Which lines fall between the line holding "Generate a LaTeX" and the line holding "(ratio) at (316,271)", inclusive? Retype them exactly, without the pictures, and add nothing else.

## BEGIN Available records

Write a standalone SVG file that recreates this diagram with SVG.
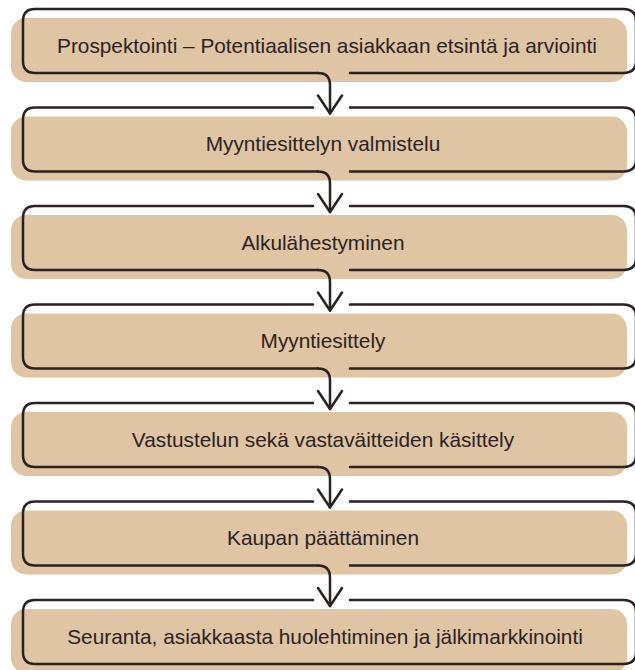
<svg xmlns="http://www.w3.org/2000/svg" width="635" height="670" viewBox="0 0 635 670">
<style>
.bg{fill:#DFC5A3;}
.ol{fill:none;stroke:#2b2121;stroke-width:2.5;stroke-linecap:round;stroke-linejoin:round;}
.t{font-family:"Liberation Sans",Arial,sans-serif;font-size:20.8px;fill:#2b2222;text-anchor:middle;}
</style>
<defs>
<marker id="ah" markerUnits="userSpaceOnUse" viewBox="-20 -20 40 40" markerWidth="40" markerHeight="40" refX="0" refY="0" orient="auto">
<path d="M -18,-12 L 0,0 L -18,12" fill="none" stroke="#2b2121" stroke-width="2.5" stroke-linecap="round" stroke-linejoin="round"/>
</marker>
</defs>
<rect width="635" height="670" fill="#ffffff"/>
<g id="step1">
<rect class="bg" x="11" y="18" width="616" height="64" rx="15"/>
<path class="ol" d="M 350,73 L 623,73 Q 636,73 636,61 L 636,21 Q 636,9 623,9 L 35,9 Q 23,9 23,21 L 23,61 Q 23,73 35,73 L 318,73"/>
<text class="t" x="327" y="52.5">Prospektointi – Potentiaalisen asiakkaan etsintä ja arviointi</text>
</g>
<g id="step2">
<rect class="bg" x="11" y="116.5" width="616" height="64" rx="15"/>
<path class="ol" d="M 313,107.5 L 35,107.5 Q 23,107.5 23,119.5 L 23,159.5 Q 23,171.5 35,171.5 L 318,171.5 M 350,171.5 L 623,171.5 Q 636,171.5 636,159.5 L 636,119.5 Q 636,107.5 623,107.5 L 350,107.5"/>
<text class="t" x="323" y="151">Myyntiesittelyn valmistelu</text>
</g>
<g id="step3">
<rect class="bg" x="11" y="215" width="616" height="64" rx="15"/>
<path class="ol" d="M 313,206 L 35,206 Q 23,206 23,218 L 23,258 Q 23,270 35,270 L 318,270 M 350,270 L 623,270 Q 636,270 636,258 L 636,218 Q 636,206 623,206 L 350,206"/>
<text class="t" x="323" y="249.5">Alkulähestyminen</text>
</g>
<g id="step4">
<rect class="bg" x="11" y="313.5" width="616" height="64" rx="15"/>
<path class="ol" d="M 313,304.5 L 35,304.5 Q 23,304.5 23,316.5 L 23,356.5 Q 23,368.5 35,368.5 L 318,368.5 M 350,368.5 L 623,368.5 Q 636,368.5 636,356.5 L 636,316.5 Q 636,304.5 623,304.5 L 350,304.5"/>
<text class="t" x="323" y="348">Myyntiesittely</text>
</g>
<g id="step5">
<rect class="bg" x="11" y="412" width="616" height="64" rx="15"/>
<path class="ol" d="M 313,403 L 35,403 Q 23,403 23,415 L 23,455 Q 23,467 35,467 L 318,467 M 350,467 L 623,467 Q 636,467 636,455 L 636,415 Q 636,403 623,403 L 350,403"/>
<text class="t" x="323" y="446.5">Vastustelun sekä vastaväitteiden käsittely</text>
</g>
<g id="step6">
<rect class="bg" x="11" y="510.5" width="616" height="64" rx="15"/>
<path class="ol" d="M 313,501.5 L 35,501.5 Q 23,501.5 23,513.5 L 23,553.5 Q 23,565.5 35,565.5 L 318,565.5 M 350,565.5 L 623,565.5 Q 636,565.5 636,553.5 L 636,513.5 Q 636,501.5 623,501.5 L 350,501.5"/>
<text class="t" x="323" y="545">Kaupan päättäminen</text>
</g>
<g id="step7">
<rect class="bg" x="11" y="609" width="616" height="64" rx="15"/>
<path class="ol" d="M 313,600 L 35,600 Q 23,600 23,612 L 23,652 Q 23,664 35,664 L 623,664 Q 636,664 636,652 L 636,612 Q 636,600 623,600 L 350,600"/>
<text class="t" x="325" y="643.5">Seuranta, asiakkaasta huolehtiminen ja jälkimarkkinointi</text>
</g>
<g id="connectors" class="ol" marker-end="url(#ah)">
<path d="M 318,73 Q 330,73 330,85 L 330,113.5"/>
<path d="M 318,171.5 Q 330,171.5 330,183.5 L 330,212"/>
<path d="M 318,270 Q 330,270 330,282 L 330,310.5"/>
<path d="M 318,368.5 Q 330,368.5 330,380.5 L 330,409"/>
<path d="M 318,467 Q 330,467 330,479 L 330,507.5"/>
<path d="M 318,565.5 Q 330,565.5 330,577.5 L 330,606"/>
</g>
</svg>
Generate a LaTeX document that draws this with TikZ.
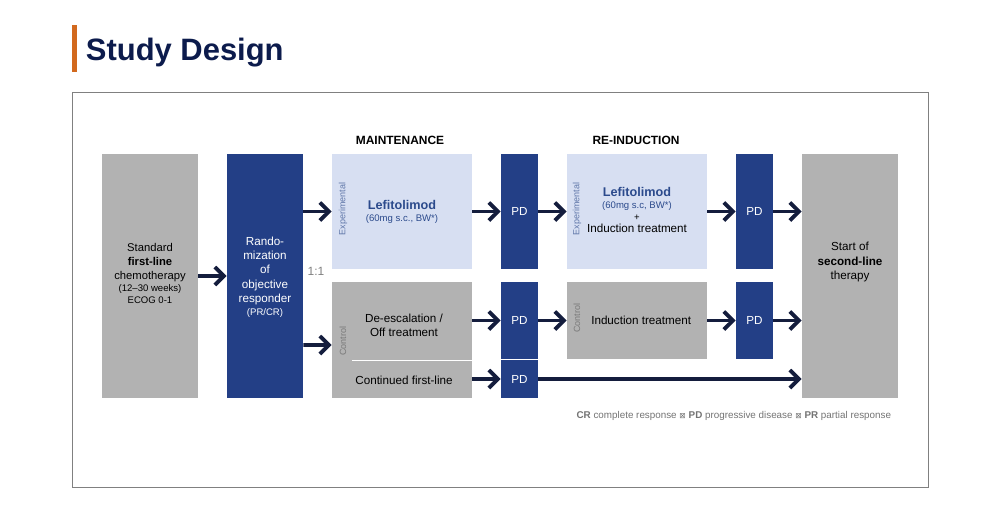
\documentclass[tikz,border=0pt]{standalone}
\usepackage{fontspec}
\setmainfont{Liberation Sans}
\newfontfamily\symfont{DejaVu Sans}
\usetikzlibrary{arrows.meta}

\definecolor{navy}{HTML}{0C1B4C}
\definecolor{accent}{HTML}{D2691E}
\definecolor{boxgray}{HTML}{B2B2B2}
\definecolor{boxblue}{HTML}{233F86}
\definecolor{paleblue}{HTML}{D7DFF2}
\definecolor{arrowc}{HTML}{141D3D}
\definecolor{labblue}{HTML}{2B4A8C}

\tikzset{
  sz/.style 2 args={rectangle,inner sep=0pt,minimum width=#1*0.025cm,minimum height=#2*0.025cm},
  graybox/.style={fill=boxgray,align=center,font=\fontsize{8}{10}\selectfont},
  bluebox/.style={fill=boxblue,text=white,align=center,font=\fontsize{8.3}{10.2}\selectfont},
  palebox/.style={fill=paleblue,align=center,font=\fontsize{8.3}{9.6}\selectfont},
  sidelab/.style={rotate=90,font=\fontsize{6.4}{7}\selectfont},
  head/.style={font=\bfseries\fontsize{8.5}{10}\selectfont},
  arr/.style={arrowc,line width=2.7pt,-{Straight Barb[length=2.3mm,width=4.5mm]}},
}
\newcommand{\smalltxt}[1]{{\fontsize{6.8}{7.4}\selectfont #1}}

\begin{document}
\begin{tikzpicture}[x=0.025cm,y=-0.025cm]
    \useasboundingbox (0,0) rectangle (1000,520);
    \fill[accent] (72,25) rectangle (77,72);
    \node[anchor=west,text=navy,font=\bfseries\fontsize{22}{26}\selectfont] (title) at (81,53) {Study Design};
    \draw[gray,line width=0.6pt] (72,92) rectangle (928,487);

    \node[head] (hmaint) at (400,140) {MAINTENANCE};
    \node[head] (hreind) at (636,140) {RE-INDUCTION};

    \node[sz={96}{244},graybox] (chemo) at (150,276) {};
    \node[align=center,font=\fontsize{8}{10}\selectfont] (chemotxt) at (150,273)
        {Standard\\ \textbf{first-line}\\ chemotherapy\\[-1pt] \smalltxt{(12–30 weeks)}\\[-2pt] \smalltxt{ECOG 0-1}};
    \node[sz={76}{244},bluebox] (rand) at (265,276) {};
    \node[align=center,text=white,font=\fontsize{8.3}{10.2}\selectfont] (randtxt) at (265,277)
        {Rando-\\ mization\\ of\\ objective\\ responder\\[-1pt] \smalltxt{(PR/CR)}};
    \node[text=gray,font=\fontsize{8.5}{10}\selectfont] (ratio) at (316,271) {1:1};

    \node[sz={140}{115},palebox] (expm) at (402,211.5)
        {\textcolor{labblue}{\bfseries\fontsize{9}{10}\selectfont Lefitolimod}\\[-1pt] \textcolor{labblue}{\smalltxt{(60mg s.c., BW*)}}};
    \node[sz={140}{116},graybox] (ctlm) at (402,340) {};
    \node (deesc) at (404,325) [align=center,font=\fontsize{8.3}{10}\selectfont] {De-escalation /\\ Off treatment};
    \node (contd) at (404,380) [font=\fontsize{8.3}{10}\selectfont] {Continued first-line};
    \draw[white,line width=0.6pt] (352,360) -- (ctlm.east |- 0,360);
    \node[sidelab,text=labblue!75] (lexpm) at (343,209) {Experimental};
    \node[sidelab,text=gray!95!black] (lctlm) at (343,341) {Control};

    \node[sz={37}{115},bluebox] (pd1) at (519.5,211.5) {PD};
    \node[sz={37}{77},bluebox] (pd2) at (519.5,320.5) {PD};
    \node[sz={37}{38},bluebox] (pd3) at (519.5,379) {PD};

    \node[sz={140}{115},palebox] (expr) at (637,211.5) {};
    \node[align=center,font=\fontsize{8.3}{9.6}\selectfont] (exprtxt) at (637,210)
        {\textcolor{labblue}{\bfseries\fontsize{9}{10}\selectfont Lefitolimod}\\[-1pt] \textcolor{labblue}{\smalltxt{(60mg s.c, BW*)}}\\[-1pt] \smalltxt{+}\\[-1pt] Induction treatment};
    \node[sz={140}{77},graybox,font=\fontsize{8.3}{10}\selectfont] (ctlr) at (637,320.5) {\hspace*{6pt}Induction treatment};
    \node[sidelab,text=labblue!75] (lexpr) at (577,209) {Experimental};
    \node[sidelab,text=gray!95!black] (lctlr) at (577,318) {Control};

    \node[sz={37}{115},bluebox] (pd4) at (754.5,211.5) {PD};
    \node[sz={37}{77},bluebox] (pd5) at (754.5,320.5) {PD};
    \node[sz={96}{244},graybox] (second) at (850,276) {};
    \node[align=center,font=\fontsize{8.3}{10}\selectfont] (secondtxt) at (850,262)
        {Start of\\ \textbf{second-line}\\ therapy};

    \foreach \a/\b in {chemo/rand,rand/expm,expm/pd1,ctlm/pd2,ctlm/pd3,pd1/expr,pd2/ctlr,expr/pd4,ctlr/pd5}
        \draw[arr] (\a.east |- \b.west) -- (\b.west);
    \foreach \a in {pd4,pd5,pd3}
        \draw[arr] (\a.east) -- (second.west |- \a.east);
    \draw[arr] (rand.east |- 0,345) -- ([yshift=-0.125cm]ctlm.west);

    \node[anchor=east,text=gray!90!black,font=\fontsize{7}{8}\selectfont] (note) at (896,415.5)
        {\textbf{CR} complete response {\symfont\fontsize{5.5}{6}\selectfont ⊠} \textbf{PD} progressive disease {\symfont\fontsize{5.5}{6}\selectfont ⊠} \textbf{PR} partial response};
\end{tikzpicture}
\end{document}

## END Available records

* [Written response]
Generate a LaTeX document that draws this with TikZ.
\documentclass[tikz,border=0pt]{standalone}
\usepackage{fontspec}
\setmainfont{Liberation Sans}
\newfontfamily\symfont{DejaVu Sans}
\usetikzlibrary{arrows.meta}

\definecolor{navy}{HTML}{0C1B4C}
\definecolor{accent}{HTML}{D2691E}
\definecolor{boxgray}{HTML}{B2B2B2}
\definecolor{boxblue}{HTML}{233F86}
\definecolor{paleblue}{HTML}{D7DFF2}
\definecolor{arrowc}{HTML}{141D3D}
\definecolor{labblue}{HTML}{2B4A8C}

\tikzset{
  sz/.style 2 args={rectangle,inner sep=0pt,minimum width=#1*0.025cm,minimum height=#2*0.025cm},
  graybox/.style={fill=boxgray,align=center,font=\fontsize{8}{10}\selectfont},
  bluebox/.style={fill=boxblue,text=white,align=center,font=\fontsize{8.3}{10.2}\selectfont},
  palebox/.style={fill=paleblue,align=center,font=\fontsize{8.3}{9.6}\selectfont},
  sidelab/.style={rotate=90,font=\fontsize{6.4}{7}\selectfont},
  head/.style={font=\bfseries\fontsize{8.5}{10}\selectfont},
  arr/.style={arrowc,line width=2.7pt,-{Straight Barb[length=2.3mm,width=4.5mm]}},
}
\newcommand{\smalltxt}[1]{{\fontsize{6.8}{7.4}\selectfont #1}}

\begin{document}
\begin{tikzpicture}[x=0.025cm,y=-0.025cm]
    \useasboundingbox (0,0) rectangle (1000,520);
    \fill[accent] (72,25) rectangle (77,72);
    \node[anchor=west,text=navy,font=\bfseries\fontsize{22}{26}\selectfont] (title) at (81,53) {Study Design};
    \draw[gray,line width=0.6pt] (72,92) rectangle (928,487);

    \node[head] (hmaint) at (400,140) {MAINTENANCE};
    \node[head] (hreind) at (636,140) {RE-INDUCTION};

    \node[sz={96}{244},graybox] (chemo) at (150,276) {};
    \node[align=center,font=\fontsize{8}{10}\selectfont] (chemotxt) at (150,273)
        {Standard\\ \textbf{first-line}\\ chemotherapy\\[-1pt] \smalltxt{(12–30 weeks)}\\[-2pt] \smalltxt{ECOG 0-1}};
    \node[sz={76}{244},bluebox] (rand) at (265,276) {};
    \node[align=center,text=white,font=\fontsize{8.3}{10.2}\selectfont] (randtxt) at (265,277)
        {Rando-\\ mization\\ of\\ objective\\ responder\\[-1pt] \smalltxt{(PR/CR)}};
    \node[text=gray,font=\fontsize{8.5}{10}\selectfont] (ratio) at (316,271) {1:1};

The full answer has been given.